Na prática, o imbróglio se transformou em cabo de guerra dentro do governo. Lula dará a palavra final. No início deste mês, ao responder a uma pergunta sobre o impasse, o presidente afirmou que quer “continuar sonhando” com a exploração de petróleo na foz do Amazonas.

Ministro de Minas e Energia diz que não pode haver ‘tabus’

A entrada da AGU no caso ocorreu após pedido do ministro de Minas e Energia, Alexandre Silveira, como antecipou o Estadão. “Não pode haver tabus”, insistiu Silveira. “Não existe dicotomia entre meio ambiente e desenvolvimento econômico.”

Em 17 de maio, o Ibama negou pedido da Petrobras para atividade de perfuração marítima na bacia da foz do Rio Amazonas, sob a alegação de que a companhia não conseguiu comprovar a proteção da diversidade biológica e a segurança de comunidades indígenas da região. A Petrobras solicitou a reconsideração da análise, mas o Ibama ainda não respondeu.

Na terça-feira, 22, a AGU destacou que a realização de uma Avaliação Ambiental de Área Sedimentar (AAAS) não pode inibir o licenciamento para a exploração e produção de petróleo e gás natural no País. Na lista de justificativas do Ibama para rejeitar o pedido da Petrobras estava justamente a necessidade de realização de estudos de caráter estratégico (AAAS) na bacia da foz do Amazonas, entre outras exigências.

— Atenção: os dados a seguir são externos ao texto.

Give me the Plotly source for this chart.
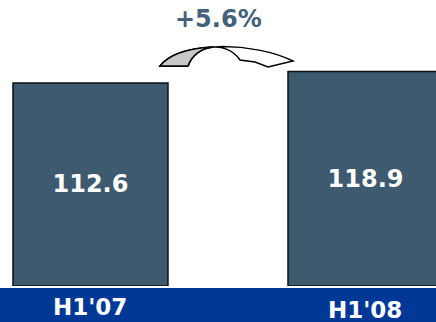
import plotly.graph_objects as go

# Half-year figures
periods = ["H1'07", "H1'08"]
values = [112.6, 118.9]

W, H = 436, 322
BOTTOM = 36                     # height of the blue footer band
PLOT_H = H - BOTTOM

BAR_COLOR = "#3e5a6f"
BAND_COLOR = "#003896"
GROWTH_COLOR = "#44617a"
FONT = "DejaVu Sans"

growth = (values[1] / values[0] - 1) * 100

fig = go.Figure()
fig.add_trace(go.Bar(
    x=periods,
    y=values,
    width=0.5636,
    marker=dict(color=BAR_COLOR, line=dict(color="#111111", width=1.5)),
    text=[f"{v:.1f}" for v in values],
    textposition="inside",
    insidetextanchor="middle",
    textfont=dict(family=FONT, size=24, color="white", weight="bold"),
    cliponaxis=True,
    hoverinfo="skip",
))


def to_paper(p):
    return p[0] / W, (PLOT_H - p[1]) / PLOT_H


def fmt(p):
    x, y = to_paper(p)
    return f"{x:.4f},{y:.4f}"


def split_bezier(p0, p1, p2, p3, t):
    """De Casteljau split; returns control points of the left part."""
    lerp = lambda a, b: (a[0] + (b[0] - a[0]) * t, a[1] + (b[1] - a[1]) * t)
    a, b, c = lerp(p0, p1), lerp(p1, p2), lerp(p2, p3)
    d, e = lerp(a, b), lerp(b, c)
    f = lerp(d, e)
    return p0, a, d, f


# Curved growth arrow (pixel geometry): outer edge, inner edge and head
outer = [(160, 66), (180, 40), (255, 42), (293, 61)]
inner = [(188, 66), (196, 44), (226, 40), (240, 60)]
head = [(268, 67), (255, 62)]

arrow_full = (
    f"M {fmt(outer[0])} C {fmt(outer[1])} {fmt(outer[2])} {fmt(outer[3])} "
    f"L {fmt(head[0])} L {fmt(head[1])} L {fmt(inner[3])} "
    f"C {fmt(inner[2])} {fmt(inner[1])} {fmt(inner[0])} Z"
)
o = split_bezier(*outer, 0.45)
i = split_bezier(*inner, 0.5)
arrow_back = (
    f"M {fmt(o[0])} C {fmt(o[1])} {fmt(o[2])} {fmt(o[3])} "
    f"L {fmt(i[3])} C {fmt(i[2])} {fmt(i[1])} {fmt(i[0])} Z"
)

shapes = [
    dict(type="rect", xref="paper", yref="paper",
         x0=0, x1=1, y0=-BOTTOM / PLOT_H, y1=-2 / PLOT_H,
         fillcolor=BAND_COLOR, line=dict(width=0), layer="below"),
    dict(type="path", xref="paper", yref="paper", path=arrow_full,
         fillcolor="white", line=dict(color="black", width=1.5)),
    dict(type="path", xref="paper", yref="paper", path=arrow_back,
         fillcolor="#c8c8c8", line=dict(color="black", width=1.5)),
]

label_y_px = [307, 310]
annotations = [
    dict(x=p, xref="x", y=(PLOT_H - ly) / PLOT_H, yref="paper",
         text=p, showarrow=False, xanchor="center", yanchor="middle",
         font=dict(family=FONT, size=23, color="white", weight="bold"))
    for p, ly in zip(periods, label_y_px)
]
annotations.append(dict(
    x=218 / W, xref="paper", y=(PLOT_H - 19) / PLOT_H, yref="paper",
    text=f"+{growth:.1f}%", showarrow=False, xanchor="center", yanchor="middle",
    font=dict(family=FONT, size=24, color=GROWTH_COLOR, weight="bold"),
))

fig.update_layout(
    width=W, height=H,
    margin=dict(l=0, r=0, t=0, b=BOTTOM),
    paper_bgcolor="white", plot_bgcolor="white",
    showlegend=False,
    xaxis=dict(range=[-0.329, 1.2564], showticklabels=False, showgrid=False,
               zeroline=False, showline=False, ticks=""),
    yaxis=dict(range=[0, 158.6], showticklabels=False, showgrid=False,
               zeroline=False, showline=False, ticks=""),
    shapes=shapes,
    annotations=annotations,
)

fig.write_html("out.html", config={"displayModeBar": False})
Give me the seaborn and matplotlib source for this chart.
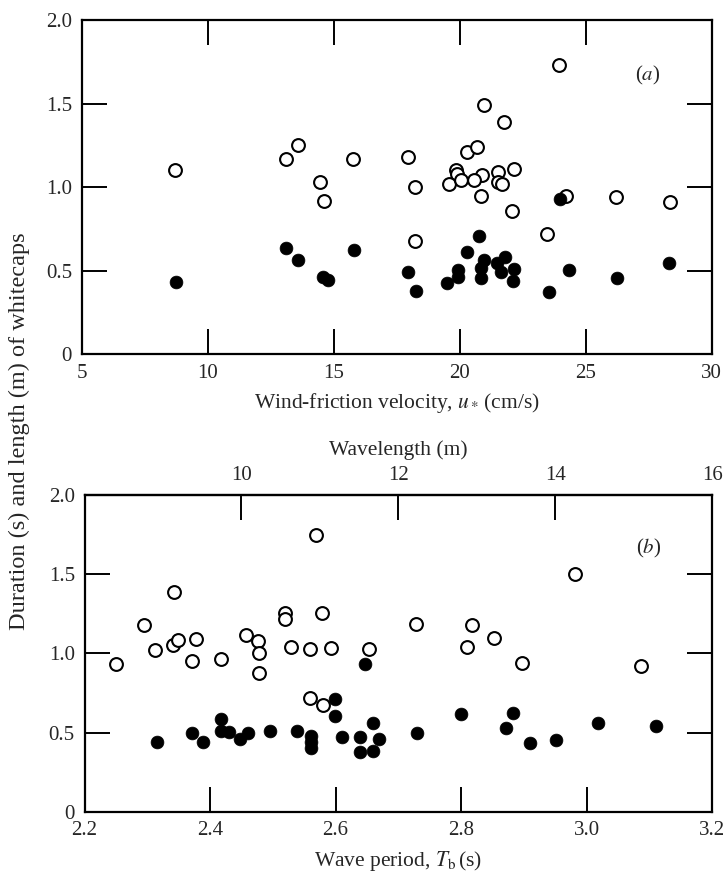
import matplotlib
matplotlib.use("Agg")
import matplotlib.pyplot as plt
import seaborn as sns

# panel (a): wind-friction velocity (cm/s) vs duration / length
a_open_x = [8.69, 13.11, 13.60, 15.78, 14.46, 14.63, 23.94, 20.97, 21.76, 17.93,
            20.28, 20.70, 22.15, 19.87, 19.91, 21.52, 21.52, 21.69, 20.90, 19.58,
            20.04, 20.57, 18.23, 20.84, 22.09, 24.20, 26.22, 28.33, 18.23, 23.47]
a_open_y = [1.10, 1.17, 1.25, 1.17, 1.03, 0.92, 1.73, 1.49, 1.39, 1.18,
            1.21, 1.24, 1.11, 1.10, 1.08, 1.09, 1.03, 1.02, 1.07, 1.02,
            1.04, 1.04, 1.00, 0.95, 0.86, 0.95, 0.94, 0.91, 0.675, 0.72]
a_fill_x = [8.73, 13.09, 13.58, 14.57, 14.76, 15.82, 24.00, 20.77, 20.30, 17.96,
            18.26, 19.51, 19.95, 19.95, 20.97, 20.84, 20.84, 21.49, 21.80, 21.62,
            22.15, 22.13, 24.33, 23.54, 26.24, 28.32]
a_fill_y = [0.43, 0.635, 0.565, 0.465, 0.445, 0.625, 0.93, 0.71, 0.615, 0.49,
            0.38, 0.425, 0.505, 0.465, 0.565, 0.515, 0.455, 0.545, 0.58, 0.49,
            0.51, 0.44, 0.505, 0.37, 0.455, 0.545]

# panel (b): wave period (s) vs duration / length
b_open_x = [2.250, 2.294, 2.313, 2.343, 2.341, 2.349, 2.377, 2.372, 2.418, 2.458,
            2.477, 2.478, 2.478, 2.520, 2.520, 2.529, 2.569, 2.579, 2.559, 2.592,
            2.654, 2.560, 2.580, 2.729, 2.818, 2.809, 2.853, 2.897, 2.982, 3.087]
b_open_y = [0.93, 1.18, 1.02, 1.39, 1.05, 1.085, 1.09, 0.95, 0.965, 1.115,
            1.08, 1.005, 0.875, 1.253, 1.217, 1.04, 1.75, 1.257, 1.026, 1.036,
            1.026, 0.72, 0.674, 1.186, 1.18, 1.04, 1.10, 0.94, 1.50, 0.92]
b_fill_x = [2.316, 2.371, 2.389, 2.418, 2.417, 2.430, 2.447, 2.461, 2.496, 2.539,
            2.561, 2.561, 2.561, 2.599, 2.599, 2.610, 2.639, 2.639, 2.647, 2.660,
            2.660, 2.669, 2.730, 2.800, 2.871, 2.882, 2.910, 2.952, 3.019, 3.110]
b_fill_y = [0.44, 0.50, 0.44, 0.585, 0.51, 0.505, 0.46, 0.50, 0.51, 0.51,
            0.48, 0.44, 0.40, 0.71, 0.606, 0.474, 0.474, 0.375, 0.93, 0.562,
            0.385, 0.457, 0.50, 0.62, 0.53, 0.625, 0.436, 0.453, 0.562, 0.543]

y_ticks = [0, 0.5, 1.0, 1.5, 2.0]
y_labels = ["0", "0.5", "1.0", "1.5", "2.0"]
a_xticks = [5, 10, 15, 20, 25, 30]
b_xticks = [2.2, 2.4, 2.6, 2.8, 3.0, 3.2]
b_xlabels = ["2.2", "2.4", "2.6", "2.8", "3.0", "3.2"]
wl_ticks = [10, 12, 14, 16]

sns.set_theme(style="ticks")
plt.rcParams["font.family"] = ["Liberation Serif", "DejaVu Serif"]
plt.rcParams["mathtext.fontset"] = "stix"

fs = 15
lfs = 15.5
tick_kw = dict(direction="in", length=18, width=1.4, pad=7, labelsize=fs, color="black")

fig = plt.figure(figsize=(7.28, 8.75), dpi=100)
ax1 = fig.add_axes([0.1122, 0.5951, 0.8654, 0.382])
ax2 = fig.add_axes([0.1161, 0.0723, 0.8620, 0.362])

ms = 85
for ax, ox, oy, fx, fy in [(ax1, a_open_x, a_open_y, a_fill_x, a_fill_y),
                           (ax2, b_open_x, b_open_y, b_fill_x, b_fill_y)]:
    sns.scatterplot(x=ox, y=oy, ax=ax, s=ms, facecolor="white", edgecolor="black",
                    linewidth=1.5, zorder=3)
    sns.scatterplot(x=fx, y=fy, ax=ax, s=ms, color="black", edgecolor="black",
                    linewidth=0.5, zorder=4)
    ax.set_ylim(0, 2.0)
    ax.set_yticks(y_ticks)
    ax.set_yticklabels(y_labels)
    for sp in ax.spines.values():
        sp.set_visible(True)
        sp.set_linewidth(1.6)
        sp.set_color("black")

# panel (a)
ax1.set_xlim(5, 30)
ax1.set_xticks(a_xticks)
ax1.tick_params(axis="both", top=True, right=True, **tick_kw)
ax1.set_xlabel(r"Wind-friction velocity, $u_*\,$(cm/s)", fontsize=lfs, labelpad=6)
ax1.text(0.898, 0.835, r"($\it{a}$)", transform=ax1.transAxes, fontsize=fs,
         ha="center", va="center")

# panel (b)
ax2.set_xlim(2.2, 3.2)
ax2.set_xticks(b_xticks)
ax2.set_xticklabels(b_xlabels)
ax2.tick_params(axis="both", top=False, right=True, **tick_kw)
ax2.set_xlabel(r"Wave period, $T_\mathrm{b}\,$(s)", fontsize=lfs, labelpad=6)
ax2.text(0.899, 0.831, r"($\it{b}$)", transform=ax2.transAxes, fontsize=fs,
         ha="center", va="center")

sec = ax2.secondary_xaxis("top", functions=(lambda t: 8 + (t - 2.2) * 8,
                                            lambda w: 2.2 + (w - 8) / 8))
sec.set_xticks(wl_ticks)
sec.set_xticklabels([str(w) for w in wl_ticks])
sec.tick_params(**tick_kw)
sec.spines["top"].set_linewidth(1.6)
sec.set_xlabel("Wavelength (m)", fontsize=lfs, labelpad=8)

fig.text(0.026, 0.507, "Duration (s) and length (m) of whitecaps", rotation=90,
         fontsize=17.5, ha="center", va="center")

fig.savefig("out.png", dpi=100)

Marina vai deixar o governo Lula?

Foi por isso que as afirmações de Marina, após o parecer, causaram estranheza e mal-estar na Advocacia-Geral da União. “A questão da Avaliação Ambiental de Área Sedimentar é uma ferramenta de planejamento, que ajuda nos processos de licenciamento, na feitura do termo de referência, mas não é condicionante para dar ou não a licença”, observou Marina.

Nos bastidores, integrantes da AGU disseram ao Estadão que Marina desmereceu o trabalho da Advocacia-Geral da União, sem perceber que aquele parecer representava a tentativa de “jogar uma boia” para que o Meio Ambiente fizesse novas exigências de correção de rota à Petrobras.

O Estadão apurou que Marina não pretende deixar a equipe de Lula, mesmo se sofrer novo revés, como tudo indica. Há três meses, o Meio Ambiente foi desidratado e perdeu atribuições após votação no Congresso que contou com o peso do Centrão. Procurada, a ministra não se manifestou.

Entidades ambientalistas querem agora desencadear uma campanha contra a prospecção de petróleo na foz do Amazonas. No último domingo, 20, um referendo no Equador também foi nessa direção e decidiu que o governo deve suspender a exploração de petróleo numa parte da Amazônia, na fronteira com o Peru.